Zygmunt Korczyński – syn Andrzejowej Korczyńskiej i poległego powstańca Andrzeja. 30-letni, przystojny mężczyzna, był pierwszą młodzieńczą miłością Justyny. Wychowywany przez matkę, rozpieszczony i otaczany zbytkiem wyrósł na egoistę, który uważa, że świat istnieje tylko po to, by uprzyjemniać mu życie. Większość czasu spędza za granicą, prowadzi próżniaczy tryb życia, Polska i jej sprawy są mu całkowicie obce. Ojca i innych powstańców nazywa szaleńcami, którzy zmarnowali mu życie, za których musi się wstydzić za granicą. Nie chce być spadkobiercą patriotycznych ideałów ojca, gardzi wręcz nimi, nudzą go opowieści matki o ojcu. Nie interesuje się swoim majątkiem w Osowcach, którego jest dziedzicem. Żąda od matki sprzedaży go i wyjazdu za granicę, gdzie mógłby rozwijać talent malarski, na co nie pozwala mu brak ciekawych jego zdaniem krajobrazów nadniemeńskich. To kosmopolita pozbawiony świadomości narodowej, gardzi Polską i jej mieszkańcami. Jest zbyt zadufany w sobie, niezdolny do uczuć. Gdy matka nie wyraża zgody na jego ślub z Justyną, on się nie przeciwstawia, nie liczy się z jej uczuciami. Wyjeżdża za granicę i tam żeni się z młodziutką i bogatą hrabianką, chociaż jej nie kochał. Klotylda szybko mu się znudziła, stał się w stosunku do niej okrutny i niewrażliwy. Próbuje pozornie odnowić romans z Justyną, lecz ona stanowczo go odrzuca.
Klotylda Korczyńska – żona Zygmunta Korczyńskiego. Młodziutka, piękna kobieta, hrabianka z pochodzenia, dobrze wychowana, zakochana bez pamięci w mężu. Z natury wesoła, jednak bardzo cierpi, że mąż ponownie jest zainteresowany swoją pierwszą miłością – Justyną. W Osowcach czuje się samotna i nieszczęśliwa, czyni wszelkie starania, aby pozyskać miłość męża. Prawdopodobnie Zygmunt nigdy jej nie kochał, poślubił ją pod wpływem matki i chwilowego kaprysu.
Anzelm Bohatyrowicz – stryj Jana, brat Jerzego. Patriota, brał udział w powstaniu styczniowym. Został ranny, utracił zdrowie.

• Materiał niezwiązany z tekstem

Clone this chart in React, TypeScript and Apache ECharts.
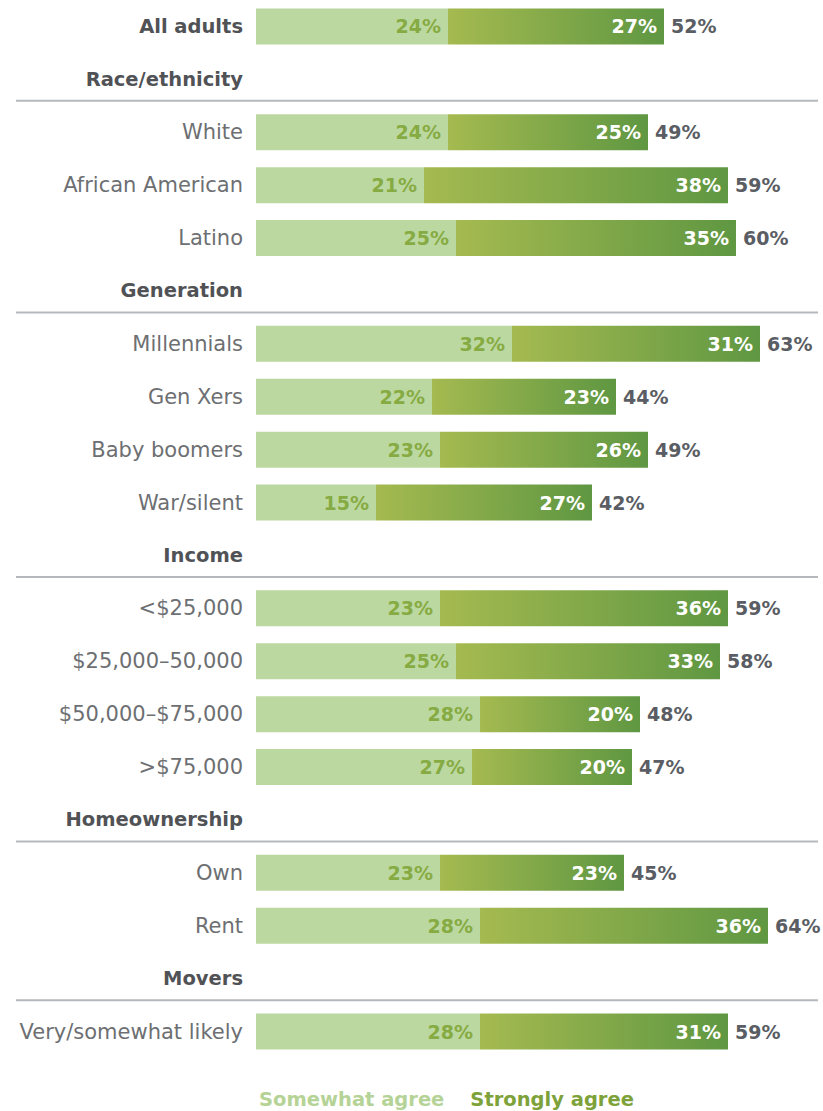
import React, { useEffect, useRef } from "react";
import * as echarts from "echarts";

const categories = [
  "All adults", "Race/ethnicity", "White", "African American", "Latino",
  "Generation", "Millennials", "Gen Xers", "Baby boomers", "War/silent",
  "Income", "<$25,000", "$25,000–50,000", "$50,000–$75,000", ">$75,000",
  "Homeownership", "Own", "Rent", "Movers", "Very/somewhat likely",
];
const boldRows = ["All adults", "Race/ethnicity", "Generation", "Income", "Homeownership", "Movers"];
const sectionHeaders = ["Race/ethnicity", "Generation", "Income", "Homeownership", "Movers"];
const somewhat = [24, null, 24, 21, 25, null, 32, 22, 23, 15, null, 23, 25, 28, 27, null, 23, 28, null, 28];
const strongly = [27, null, 25, 38, 35, null, 31, 23, 26, 27, null, 36, 33, 20, 20, null, 23, 36, null, 31];
const totals = [52, null, 49, 59, 60, null, 63, 44, 49, 42, null, 59, 58, 48, 47, null, 45, 64, null, 59];
const seriesNames = ["Somewhat agree", "Strongly agree"];

const FONT = "DejaVu Sans";

export default function App() {
  const ref = useRef<HTMLDivElement>(null);
  useEffect(() => {
    const chart = echarts.init(ref.current!, null, { renderer: "svg" });
    const sums = somewhat.map((v, i) => (v == null ? null : v + (strongly[i] as number)));
    chart.setOption({
      animation: false,
      textStyle: { fontFamily: FONT },
      grid: { left: 256, top: -1, height: 1059, width: 560, containLabel: false },
      xAxis: { type: "value", min: 0, max: 70, show: false },
      yAxis: {
        type: "category",
        data: categories,
        inverse: true,
        axisLine: { show: false },
        axisTick: { show: false },
        axisLabel: {
          margin: 13,
          formatter: (v: string) => (boldRows.includes(v) ? `{b|${v}}` : `{n|${v}}`),
          rich: {
            b: { fontFamily: FONT, fontSize: 19.5, fontWeight: "bold", color: "#505256" },
            n: { fontFamily: FONT, fontSize: 21, color: "#6d6f72" },
          },
        },
      },
      legend: {
        left: 254,
        top: 1089,
        padding: 0,
        icon: "none",
        itemWidth: 0,
        itemGap: 21,
        data: [
          { name: seriesNames[0], textStyle: { color: "#b5d396" } },
          { name: seriesNames[1], textStyle: { color: "#7ea23a" } },
        ],
        textStyle: { fontFamily: FONT, fontSize: 19.5, fontWeight: "bold" },
        selectedMode: false,
      },
      series: [
        {
          type: "bar",
          name: "total",
          data: sums,
          barWidth: 36,
          barGap: "-100%",
          itemStyle: { color: "rgba(0,0,0,0)" },
          silent: true,
          label: {
            show: true,
            position: "right",
            distance: 7,
            formatter: (p: any) => (totals[p.dataIndex] == null ? "" : `${totals[p.dataIndex]}%`),
            fontFamily: FONT,
            fontSize: 19,
            fontWeight: "bold",
            color: "#5a5d63",
          },
          z: 1,
        },
        {
          type: "bar",
          name: seriesNames[0],
          stack: "s",
          data: somewhat,
          barWidth: 36,
          itemStyle: { color: "#bcd8a1" },
          label: {
            show: true,
            position: "insideRight",
            distance: 7,
            formatter: "{c}%",
            fontFamily: FONT,
            fontSize: 19,
            fontWeight: "bold",
            color: "#86ab42",
          },
          z: 2,
        },
        {
          type: "bar",
          name: seriesNames[1],
          stack: "s",
          data: strongly,
          barWidth: 36,
          itemStyle: {
            color: new echarts.graphic.LinearGradient(0, 0, 1, 0, [
              { offset: 0, color: "#a5ba50" },
              { offset: 1, color: "#5f9742" },
            ]),
          },
          label: {
            show: true,
            position: "insideRight",
            distance: 7,
            formatter: "{c}%",
            fontFamily: FONT,
            fontSize: 19,
            fontWeight: "bold",
            color: "#ffffff",
          },
          z: 2,
        },
      ],
    });
    const half = 21.5;
    const lines = sectionHeaders.map((h) => {
      const y = chart.convertToPixel({ yAxisIndex: 0 }, h) as number;
      return {
        type: "line",
        shape: { x1: 16, y1: y + half, x2: 818, y2: y + half },
        style: { stroke: "#b5b9bd", lineWidth: 2 },
        silent: true,
      };
    });
    chart.setOption({ graphic: lines });
    return () => chart.dispose();
  }, []);
  return (
    <div
      ref={ref}
      style={{ position: "absolute", left: 0, top: 0, width: 823, height: 1111, background: "#fff" }}
    />
  );
}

W młodości przystojny, odważny, wesoły, teraz stał się melancholikiem, bywało, że całymi dniami nie wychodził z izby. Był zakochany ze wzajemnością w Marcie Korczyńskiej, ale do małżeństwa nie doszło z powodu obaw kobiety o mezalians. Po odtrąceniu pozostał samotny, podobnie jak ona, nie założył własnej rodziny. Wychowywał syna brata – Jana i córkę bratowej z drugiego małżeństwa, Antolkę. Janka uczył patriotyzmu, miłości do pracy i ziemi oraz szacunku dla przeszłości. Opiekował się Mogiłą powstańców i grobem Jana i Cecylii. Cieszył się poważaniem wśród mieszkańców zaścianku. Jest człowiekiem inteligentnym, dużo czytał.
Jan Bohatyrowicz – 30-letni mężczyzna, silny i zdrowy. Syn Jerzego, poległego powstańca. Mieszka ze stryjem Anzelmem i przyrodnią siostrą Antolką. Pielęgnuje pamięć o ojcu i przodkach Bohatyrowiczów, wraz z Anzelmem opiekuje się mogiłą powstańczą i grobem Jana i Cecylii. D pracy w pole wychodzi ze śpiewem na ustach, jest dla niego najważniejszą wartością, daje mu radość i zadowolenie, zapewnia byt. Nie ma kompleksu niższości wobec ludzi z wyższych sfer. Współczuje Justynie z powodu jej położenia i zależności od innych. Szczerze ją kocha i oświadcza się jej. Jest pierwszą, wielką miłością jego życia. Wierzy, że będzie z nią szczęśliwy. Opiekuje się chorym stryjem Anzelmem i siostrą Antolką.
Teresa Plińska – dawniej guwernantka córki Korczyńskich, obecnie dama do towarzystwa Emilii. Nieszczęśliwa kobieta, czyta romanse, marzy o wielkiej miłości.